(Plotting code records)
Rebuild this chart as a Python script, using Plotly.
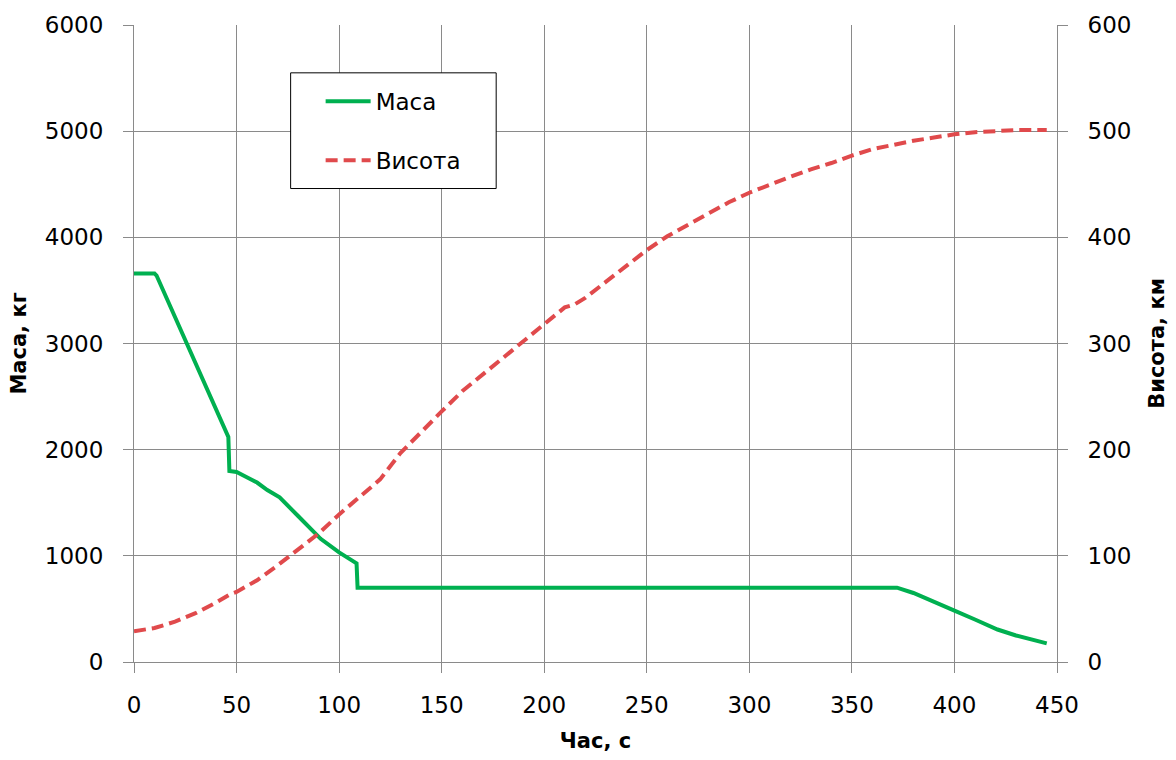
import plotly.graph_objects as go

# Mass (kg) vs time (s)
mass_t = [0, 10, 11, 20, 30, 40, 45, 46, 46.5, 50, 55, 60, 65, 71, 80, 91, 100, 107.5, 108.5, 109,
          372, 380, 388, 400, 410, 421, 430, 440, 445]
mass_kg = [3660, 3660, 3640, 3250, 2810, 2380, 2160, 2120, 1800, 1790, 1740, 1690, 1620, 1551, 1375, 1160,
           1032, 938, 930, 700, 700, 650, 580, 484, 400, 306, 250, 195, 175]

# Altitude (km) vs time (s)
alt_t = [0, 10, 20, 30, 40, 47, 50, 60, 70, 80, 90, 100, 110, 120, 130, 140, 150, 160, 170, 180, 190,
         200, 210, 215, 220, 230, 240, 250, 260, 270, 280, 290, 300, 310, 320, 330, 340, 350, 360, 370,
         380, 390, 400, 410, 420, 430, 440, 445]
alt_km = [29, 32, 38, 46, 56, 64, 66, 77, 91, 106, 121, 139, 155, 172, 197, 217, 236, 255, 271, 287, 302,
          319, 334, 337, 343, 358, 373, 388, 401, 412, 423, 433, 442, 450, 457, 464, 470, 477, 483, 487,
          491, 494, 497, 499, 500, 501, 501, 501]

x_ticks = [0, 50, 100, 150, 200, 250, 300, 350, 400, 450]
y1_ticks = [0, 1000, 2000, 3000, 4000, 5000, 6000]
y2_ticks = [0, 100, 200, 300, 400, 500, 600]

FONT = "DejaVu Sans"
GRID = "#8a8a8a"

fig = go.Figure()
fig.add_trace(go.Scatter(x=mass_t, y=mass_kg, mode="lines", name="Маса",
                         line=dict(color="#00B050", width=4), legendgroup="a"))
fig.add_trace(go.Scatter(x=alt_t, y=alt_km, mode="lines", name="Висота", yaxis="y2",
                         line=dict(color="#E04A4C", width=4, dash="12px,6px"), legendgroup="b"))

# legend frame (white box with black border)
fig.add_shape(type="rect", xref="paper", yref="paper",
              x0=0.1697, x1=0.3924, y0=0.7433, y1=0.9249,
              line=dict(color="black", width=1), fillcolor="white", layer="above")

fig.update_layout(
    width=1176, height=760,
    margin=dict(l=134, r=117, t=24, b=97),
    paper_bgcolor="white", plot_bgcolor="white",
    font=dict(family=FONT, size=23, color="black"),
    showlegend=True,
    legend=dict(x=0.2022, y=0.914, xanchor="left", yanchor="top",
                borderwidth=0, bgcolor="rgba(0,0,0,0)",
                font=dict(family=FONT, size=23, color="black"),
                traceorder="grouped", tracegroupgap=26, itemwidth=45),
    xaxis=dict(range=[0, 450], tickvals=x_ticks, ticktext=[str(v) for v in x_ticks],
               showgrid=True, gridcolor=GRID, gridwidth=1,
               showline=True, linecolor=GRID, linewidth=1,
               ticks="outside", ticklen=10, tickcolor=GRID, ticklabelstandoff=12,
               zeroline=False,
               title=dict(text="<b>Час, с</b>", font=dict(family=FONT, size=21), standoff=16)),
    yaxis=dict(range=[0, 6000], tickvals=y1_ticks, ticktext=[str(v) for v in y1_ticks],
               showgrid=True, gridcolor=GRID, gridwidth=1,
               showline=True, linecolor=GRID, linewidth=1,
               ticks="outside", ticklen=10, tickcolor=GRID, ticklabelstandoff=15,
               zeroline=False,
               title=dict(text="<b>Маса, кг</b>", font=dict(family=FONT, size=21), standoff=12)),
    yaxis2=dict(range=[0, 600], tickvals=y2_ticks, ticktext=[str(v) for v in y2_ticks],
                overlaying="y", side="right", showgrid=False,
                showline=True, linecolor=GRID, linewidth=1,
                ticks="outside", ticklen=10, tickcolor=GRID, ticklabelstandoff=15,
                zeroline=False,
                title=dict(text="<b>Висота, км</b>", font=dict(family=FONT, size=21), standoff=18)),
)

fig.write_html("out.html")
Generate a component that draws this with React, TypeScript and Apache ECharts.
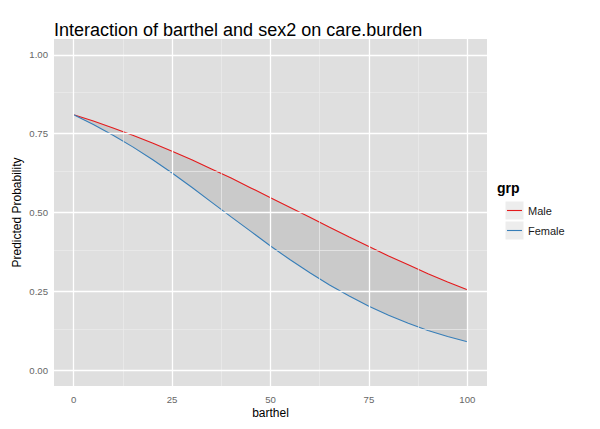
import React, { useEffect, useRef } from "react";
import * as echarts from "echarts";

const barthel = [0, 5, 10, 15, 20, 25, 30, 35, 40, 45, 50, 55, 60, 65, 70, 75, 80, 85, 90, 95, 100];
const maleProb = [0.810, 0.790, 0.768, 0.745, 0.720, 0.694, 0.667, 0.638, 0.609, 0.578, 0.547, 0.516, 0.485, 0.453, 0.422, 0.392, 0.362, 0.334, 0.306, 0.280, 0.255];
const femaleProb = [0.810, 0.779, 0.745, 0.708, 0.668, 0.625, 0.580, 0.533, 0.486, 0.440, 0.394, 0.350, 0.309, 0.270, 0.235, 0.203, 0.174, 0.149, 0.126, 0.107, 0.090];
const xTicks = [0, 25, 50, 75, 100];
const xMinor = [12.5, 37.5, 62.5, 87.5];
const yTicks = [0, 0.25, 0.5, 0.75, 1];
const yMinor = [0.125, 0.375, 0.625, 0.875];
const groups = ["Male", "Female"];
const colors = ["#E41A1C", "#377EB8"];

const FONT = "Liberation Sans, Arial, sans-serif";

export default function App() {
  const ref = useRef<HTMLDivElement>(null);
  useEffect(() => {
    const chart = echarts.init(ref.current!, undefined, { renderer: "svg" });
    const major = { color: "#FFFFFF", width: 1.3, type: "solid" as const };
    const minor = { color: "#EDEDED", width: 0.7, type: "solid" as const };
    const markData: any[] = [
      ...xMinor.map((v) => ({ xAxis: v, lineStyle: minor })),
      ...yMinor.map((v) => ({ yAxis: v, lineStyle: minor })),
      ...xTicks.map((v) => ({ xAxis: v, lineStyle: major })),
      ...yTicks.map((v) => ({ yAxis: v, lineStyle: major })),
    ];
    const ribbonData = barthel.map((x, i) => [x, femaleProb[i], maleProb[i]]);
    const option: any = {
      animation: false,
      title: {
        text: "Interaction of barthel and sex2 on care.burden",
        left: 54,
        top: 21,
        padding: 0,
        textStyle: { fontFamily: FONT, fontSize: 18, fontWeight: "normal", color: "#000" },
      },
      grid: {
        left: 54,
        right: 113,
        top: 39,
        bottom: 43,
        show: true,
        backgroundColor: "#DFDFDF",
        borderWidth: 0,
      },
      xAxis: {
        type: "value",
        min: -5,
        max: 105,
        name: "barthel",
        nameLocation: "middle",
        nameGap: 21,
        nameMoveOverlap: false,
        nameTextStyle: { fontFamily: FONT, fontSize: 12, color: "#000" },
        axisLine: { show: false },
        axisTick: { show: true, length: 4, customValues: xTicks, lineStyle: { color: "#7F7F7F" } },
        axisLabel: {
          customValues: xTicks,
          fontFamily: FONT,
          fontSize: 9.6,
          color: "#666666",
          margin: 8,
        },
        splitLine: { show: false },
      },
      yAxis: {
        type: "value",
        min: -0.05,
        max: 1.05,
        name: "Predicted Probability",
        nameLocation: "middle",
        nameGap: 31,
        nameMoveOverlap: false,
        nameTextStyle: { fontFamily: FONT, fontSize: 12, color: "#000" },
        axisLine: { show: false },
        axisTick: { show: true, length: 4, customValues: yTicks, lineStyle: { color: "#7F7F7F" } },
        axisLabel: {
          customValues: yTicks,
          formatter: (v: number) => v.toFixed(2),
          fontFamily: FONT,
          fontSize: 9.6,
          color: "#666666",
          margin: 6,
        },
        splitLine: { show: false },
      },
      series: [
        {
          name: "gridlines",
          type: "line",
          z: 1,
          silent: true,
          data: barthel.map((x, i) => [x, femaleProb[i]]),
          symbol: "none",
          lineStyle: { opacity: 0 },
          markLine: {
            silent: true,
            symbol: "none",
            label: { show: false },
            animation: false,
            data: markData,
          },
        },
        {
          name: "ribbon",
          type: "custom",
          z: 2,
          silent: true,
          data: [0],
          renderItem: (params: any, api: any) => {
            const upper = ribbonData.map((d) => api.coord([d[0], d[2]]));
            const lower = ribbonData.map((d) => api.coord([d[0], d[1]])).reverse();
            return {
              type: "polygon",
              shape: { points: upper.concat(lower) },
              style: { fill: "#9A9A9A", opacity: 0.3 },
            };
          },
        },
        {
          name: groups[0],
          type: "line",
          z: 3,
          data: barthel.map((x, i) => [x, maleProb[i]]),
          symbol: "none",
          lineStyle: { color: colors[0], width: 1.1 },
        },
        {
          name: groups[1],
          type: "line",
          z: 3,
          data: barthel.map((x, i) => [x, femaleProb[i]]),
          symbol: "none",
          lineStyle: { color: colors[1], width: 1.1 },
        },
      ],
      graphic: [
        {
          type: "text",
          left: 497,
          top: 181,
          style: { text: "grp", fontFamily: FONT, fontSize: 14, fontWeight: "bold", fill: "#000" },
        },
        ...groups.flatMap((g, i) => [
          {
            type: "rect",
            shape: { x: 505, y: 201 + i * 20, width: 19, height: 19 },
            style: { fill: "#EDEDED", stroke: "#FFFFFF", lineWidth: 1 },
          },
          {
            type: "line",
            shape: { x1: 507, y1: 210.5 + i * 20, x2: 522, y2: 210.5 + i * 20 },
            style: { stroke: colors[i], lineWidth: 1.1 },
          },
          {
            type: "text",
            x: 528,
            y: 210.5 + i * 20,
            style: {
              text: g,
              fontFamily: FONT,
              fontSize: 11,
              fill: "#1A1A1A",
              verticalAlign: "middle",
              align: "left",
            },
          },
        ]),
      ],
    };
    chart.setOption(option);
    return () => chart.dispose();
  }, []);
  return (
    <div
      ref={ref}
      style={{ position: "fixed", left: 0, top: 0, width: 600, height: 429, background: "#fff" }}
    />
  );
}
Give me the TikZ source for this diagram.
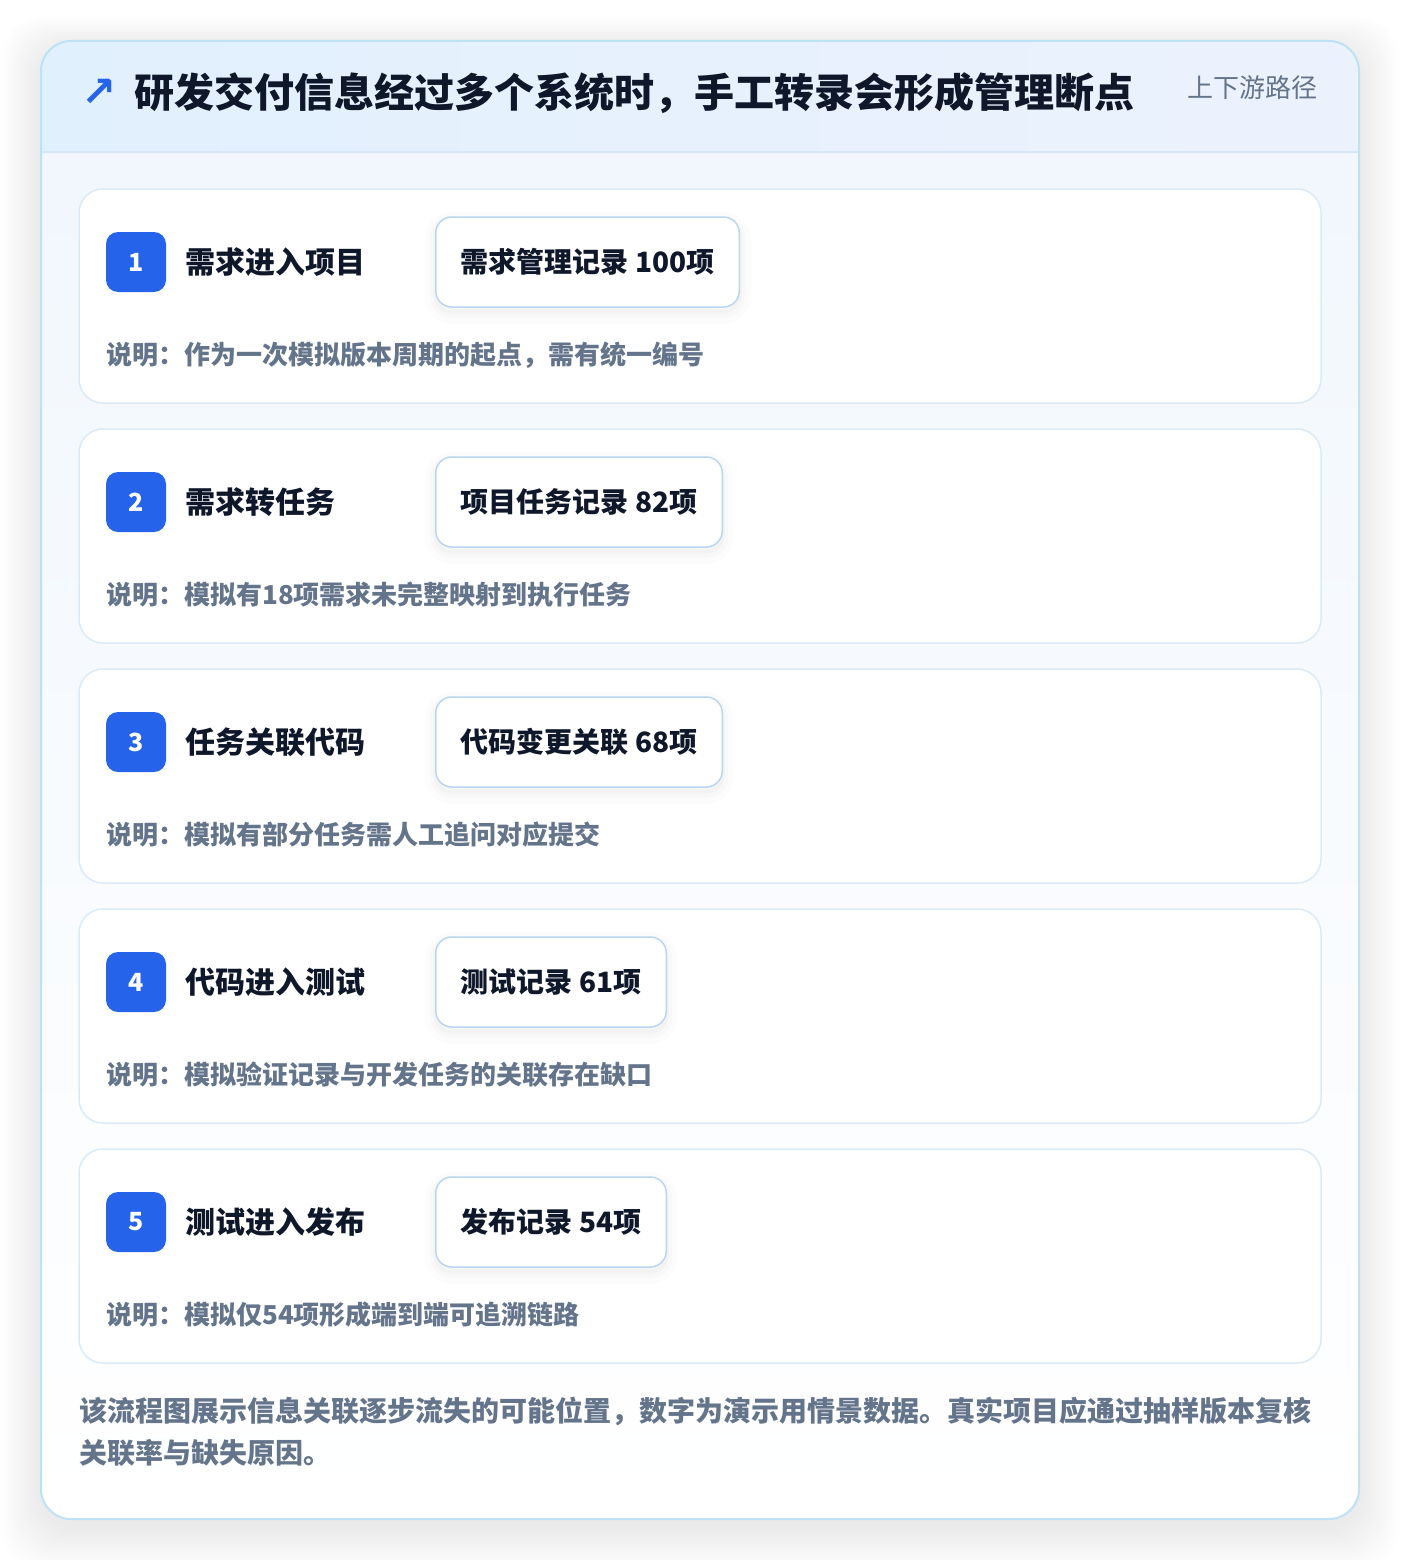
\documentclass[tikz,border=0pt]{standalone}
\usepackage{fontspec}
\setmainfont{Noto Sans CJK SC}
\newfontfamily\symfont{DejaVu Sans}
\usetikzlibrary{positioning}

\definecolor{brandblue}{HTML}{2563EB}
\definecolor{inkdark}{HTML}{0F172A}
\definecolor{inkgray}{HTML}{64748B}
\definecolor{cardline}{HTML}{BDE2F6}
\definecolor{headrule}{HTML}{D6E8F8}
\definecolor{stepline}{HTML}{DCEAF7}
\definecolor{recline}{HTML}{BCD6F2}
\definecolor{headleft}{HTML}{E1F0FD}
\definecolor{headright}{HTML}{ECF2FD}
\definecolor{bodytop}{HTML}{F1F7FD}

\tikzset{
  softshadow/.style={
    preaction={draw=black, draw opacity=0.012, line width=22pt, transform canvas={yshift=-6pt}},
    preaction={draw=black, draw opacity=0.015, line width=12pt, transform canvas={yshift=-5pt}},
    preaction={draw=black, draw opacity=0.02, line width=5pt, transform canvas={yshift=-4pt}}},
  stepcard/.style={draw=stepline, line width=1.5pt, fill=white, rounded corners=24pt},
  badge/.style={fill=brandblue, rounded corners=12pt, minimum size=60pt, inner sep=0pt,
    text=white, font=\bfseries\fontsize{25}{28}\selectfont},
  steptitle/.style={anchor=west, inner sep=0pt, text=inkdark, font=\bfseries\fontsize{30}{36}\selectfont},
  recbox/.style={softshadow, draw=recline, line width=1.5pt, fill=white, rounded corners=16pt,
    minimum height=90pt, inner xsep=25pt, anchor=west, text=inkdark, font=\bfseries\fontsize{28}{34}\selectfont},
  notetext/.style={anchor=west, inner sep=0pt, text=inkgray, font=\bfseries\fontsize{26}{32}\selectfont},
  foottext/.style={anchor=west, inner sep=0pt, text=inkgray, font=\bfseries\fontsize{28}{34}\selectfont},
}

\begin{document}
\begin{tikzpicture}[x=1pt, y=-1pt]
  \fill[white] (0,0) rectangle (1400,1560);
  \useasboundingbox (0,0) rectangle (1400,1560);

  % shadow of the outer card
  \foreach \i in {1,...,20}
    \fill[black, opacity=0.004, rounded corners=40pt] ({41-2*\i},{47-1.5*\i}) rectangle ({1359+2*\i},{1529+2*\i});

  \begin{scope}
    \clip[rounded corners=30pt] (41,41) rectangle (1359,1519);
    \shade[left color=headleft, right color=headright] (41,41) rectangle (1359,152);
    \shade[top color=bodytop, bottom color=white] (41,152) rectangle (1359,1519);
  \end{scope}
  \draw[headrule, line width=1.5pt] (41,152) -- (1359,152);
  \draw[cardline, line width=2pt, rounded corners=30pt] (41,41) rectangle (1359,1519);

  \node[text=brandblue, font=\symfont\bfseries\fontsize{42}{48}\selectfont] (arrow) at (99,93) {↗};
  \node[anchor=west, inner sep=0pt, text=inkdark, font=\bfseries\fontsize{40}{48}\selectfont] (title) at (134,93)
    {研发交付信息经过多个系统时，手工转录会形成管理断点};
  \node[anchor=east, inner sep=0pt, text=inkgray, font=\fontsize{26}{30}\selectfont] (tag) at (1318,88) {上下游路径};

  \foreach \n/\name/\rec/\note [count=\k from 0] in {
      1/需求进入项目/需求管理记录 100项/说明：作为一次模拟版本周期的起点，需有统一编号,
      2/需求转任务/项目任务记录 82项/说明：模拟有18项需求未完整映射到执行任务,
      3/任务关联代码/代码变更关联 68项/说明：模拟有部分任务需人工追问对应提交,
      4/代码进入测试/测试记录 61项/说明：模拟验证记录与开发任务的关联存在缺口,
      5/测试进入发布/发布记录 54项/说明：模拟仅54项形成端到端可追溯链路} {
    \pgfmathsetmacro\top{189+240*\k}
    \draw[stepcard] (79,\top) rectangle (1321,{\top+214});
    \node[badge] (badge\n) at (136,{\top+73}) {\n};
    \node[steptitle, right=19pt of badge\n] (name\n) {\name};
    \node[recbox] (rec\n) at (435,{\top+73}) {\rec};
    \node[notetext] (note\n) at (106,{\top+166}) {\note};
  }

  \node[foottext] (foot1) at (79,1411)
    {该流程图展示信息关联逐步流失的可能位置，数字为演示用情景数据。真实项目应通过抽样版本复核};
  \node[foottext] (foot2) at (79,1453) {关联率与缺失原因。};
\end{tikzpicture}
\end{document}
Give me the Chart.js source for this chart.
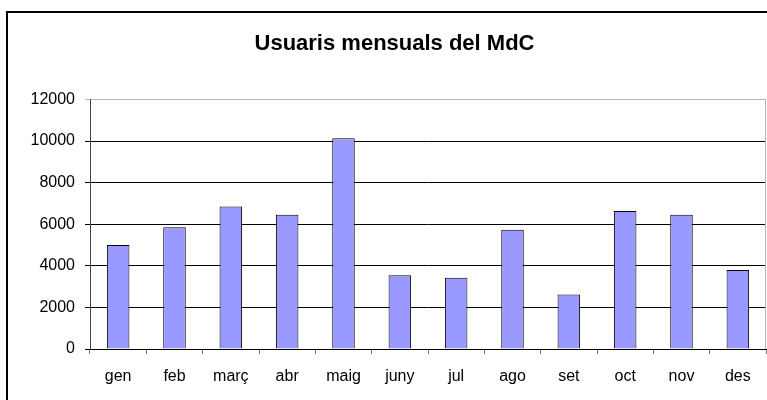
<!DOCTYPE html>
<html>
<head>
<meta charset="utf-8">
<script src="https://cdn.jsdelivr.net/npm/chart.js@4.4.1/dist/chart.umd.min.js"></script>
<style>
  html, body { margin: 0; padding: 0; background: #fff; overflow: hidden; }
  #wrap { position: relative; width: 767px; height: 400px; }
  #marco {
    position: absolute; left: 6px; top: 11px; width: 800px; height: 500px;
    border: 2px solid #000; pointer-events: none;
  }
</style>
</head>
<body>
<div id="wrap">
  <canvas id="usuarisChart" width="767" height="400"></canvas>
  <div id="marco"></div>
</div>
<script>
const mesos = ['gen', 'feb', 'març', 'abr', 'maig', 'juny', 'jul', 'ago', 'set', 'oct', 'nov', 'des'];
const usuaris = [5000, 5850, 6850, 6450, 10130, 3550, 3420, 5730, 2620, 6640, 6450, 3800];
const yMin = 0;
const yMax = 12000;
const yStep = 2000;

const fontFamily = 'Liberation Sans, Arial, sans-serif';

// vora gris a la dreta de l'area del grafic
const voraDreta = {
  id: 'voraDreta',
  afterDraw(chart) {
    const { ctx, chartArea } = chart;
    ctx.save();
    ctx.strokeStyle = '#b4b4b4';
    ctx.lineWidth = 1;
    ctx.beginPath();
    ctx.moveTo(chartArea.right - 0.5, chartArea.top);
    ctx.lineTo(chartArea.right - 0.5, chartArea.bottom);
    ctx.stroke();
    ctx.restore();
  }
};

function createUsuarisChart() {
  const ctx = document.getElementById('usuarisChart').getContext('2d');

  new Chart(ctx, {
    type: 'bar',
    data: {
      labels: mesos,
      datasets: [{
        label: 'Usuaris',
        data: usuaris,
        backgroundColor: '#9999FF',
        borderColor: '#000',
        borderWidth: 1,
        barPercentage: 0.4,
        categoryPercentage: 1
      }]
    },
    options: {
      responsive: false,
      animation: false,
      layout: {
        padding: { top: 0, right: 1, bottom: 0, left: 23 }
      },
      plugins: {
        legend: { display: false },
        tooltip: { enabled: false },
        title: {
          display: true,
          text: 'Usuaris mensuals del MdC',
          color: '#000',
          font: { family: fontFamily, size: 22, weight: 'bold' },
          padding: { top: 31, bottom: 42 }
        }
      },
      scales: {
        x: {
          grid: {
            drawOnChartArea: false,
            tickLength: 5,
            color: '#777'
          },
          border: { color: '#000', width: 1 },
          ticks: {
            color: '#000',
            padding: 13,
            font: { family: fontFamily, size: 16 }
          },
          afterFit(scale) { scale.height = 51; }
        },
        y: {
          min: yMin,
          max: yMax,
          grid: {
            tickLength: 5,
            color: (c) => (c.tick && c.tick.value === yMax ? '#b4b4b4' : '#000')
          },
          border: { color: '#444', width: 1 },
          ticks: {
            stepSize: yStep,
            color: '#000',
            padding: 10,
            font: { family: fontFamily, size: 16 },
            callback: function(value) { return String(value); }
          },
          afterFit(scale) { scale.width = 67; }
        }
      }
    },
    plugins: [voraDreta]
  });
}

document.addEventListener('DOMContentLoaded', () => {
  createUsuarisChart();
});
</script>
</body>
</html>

**GOAL**
Omit the pictures. Extract exactly the lines that begin with the one holding "Give me the Chart.js source for this chart." and end with the one holding "ctx = document.getElementById('usuarisChart').getContext('2d');", inclusive.

**SOLUTION TO THIS TASK**
Give me the Chart.js source for this chart.
<!DOCTYPE html>
<html>
<head>
<meta charset="utf-8">
<script src="https://cdn.jsdelivr.net/npm/chart.js@4.4.1/dist/chart.umd.min.js"></script>
<style>
  html, body { margin: 0; padding: 0; background: #fff; overflow: hidden; }
  #wrap { position: relative; width: 767px; height: 400px; }
  #marco {
    position: absolute; left: 6px; top: 11px; width: 800px; height: 500px;
    border: 2px solid #000; pointer-events: none;
  }
</style>
</head>
<body>
<div id="wrap">
  <canvas id="usuarisChart" width="767" height="400"></canvas>
  <div id="marco"></div>
</div>
<script>
const mesos = ['gen', 'feb', 'març', 'abr', 'maig', 'juny', 'jul', 'ago', 'set', 'oct', 'nov', 'des'];
const usuaris = [5000, 5850, 6850, 6450, 10130, 3550, 3420, 5730, 2620, 6640, 6450, 3800];
const yMin = 0;
const yMax = 12000;
const yStep = 2000;

const fontFamily = 'Liberation Sans, Arial, sans-serif';

// vora gris a la dreta de l'area del grafic
const voraDreta = {
  id: 'voraDreta',
  afterDraw(chart) {
    const { ctx, chartArea } = chart;
    ctx.save();
    ctx.strokeStyle = '#b4b4b4';
    ctx.lineWidth = 1;
    ctx.beginPath();
    ctx.moveTo(chartArea.right - 0.5, chartArea.top);
    ctx.lineTo(chartArea.right - 0.5, chartArea.bottom);
    ctx.stroke();
    ctx.restore();
  }
};

function createUsuarisChart() {
  const ctx = document.getElementById('usuarisChart').getContext('2d');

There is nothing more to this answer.